Ham, a rookie coach, blamed himself for not efficiently using his timeouts to give his weary group more rest.
“I could have done a better job in certain instances in using my timeouts quicker … that falls on me,” he said. “Gotta get better in that regard.”
However, he did not apologize for ignoring his bench, and who can blame him? What was he going to do, put ineffective Patrick Beverley or inconsistent Dennis Schroder in the game? Would you trust Lonnie Walker IV in that situation? Could you really let Kendrick Nunn or Thomas Bryant see the court in crunch time?
“This lineup that I had … was working,” Ham said. “It got us back into the game, it got us the lead and a commanding lead down the stretch. … At the end of the day, you just got to go with your gut, man, and live with the results.”
Or, well, lose with the results. Which is what will keep happening if Ham isn’t given more options.
On the videoboard Tuesday, the “Fan of the Game” was a guy dressed like Kurt Rambis who tussled with a guy dressed like Kevin McHale. And, yes, the Lakers-Celtics rivalry will last forever. But in terms of roster construction, these two storied enemies no longer feel like they’re even in the same league.
Before tipoff, because of Boston’s dominance thus far, Ham said this was a report-card game.
“Yeah. Definitely,” he said. “It gives us another chance to see if we can not only match but exceed that competition level and really let it be known that what we’re doing here is effective, and it’s long-lasting and it’s going to get stronger as the season gets longer.”
The L.A. Lakers continued to show signs of their potential behind their Big Three with a win over the Bucks in Milwaukee to start six-game road trip.

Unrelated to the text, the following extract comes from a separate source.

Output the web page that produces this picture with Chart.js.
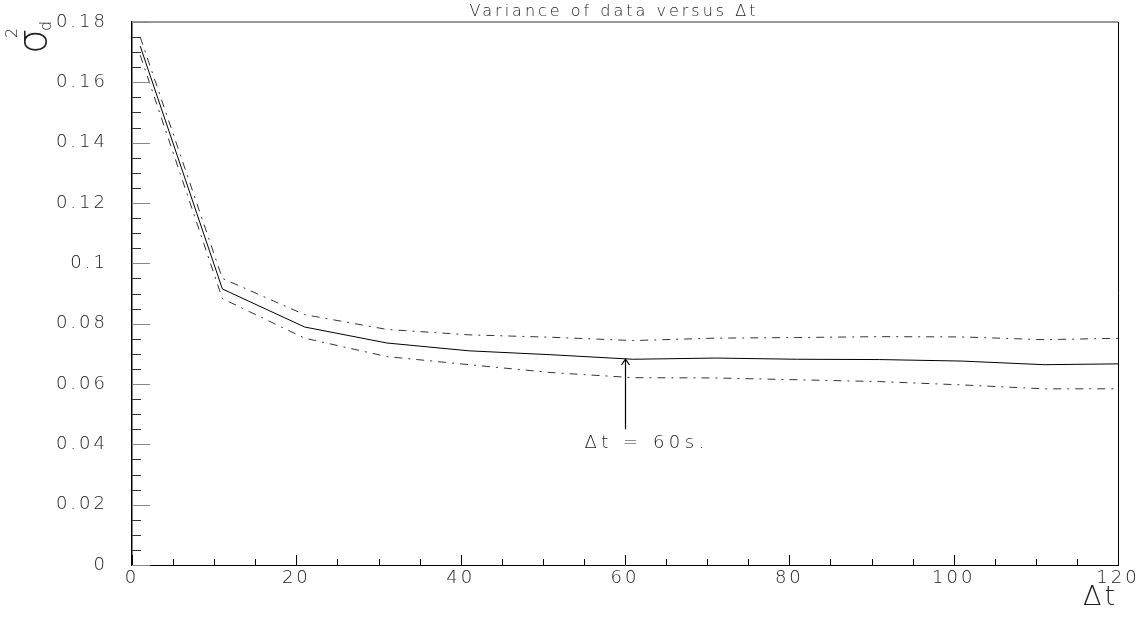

Well, it turns out, sigh, they didn’t exceed the competition, and what they’re doing here is not effective, not long-lasting, and not getting stronger. They are 11-16 and running in circles.
Afterward, as he has done so many times this season, Ham used a clear metaphor to claim the strength that will be forged by this journey.
“One of our assistant coaches from our G League team gave me a great quote,” Ham said. “He said, ‘You never become a good sailor in smooth waters.’ It always has to be you guiding the ship through storm after storm after storm. And then that’s when you really show your true mettle as a credible, high-level sailor.”
Which brings this column back to Pelinka.
Isn’t it finally time for that life preserver?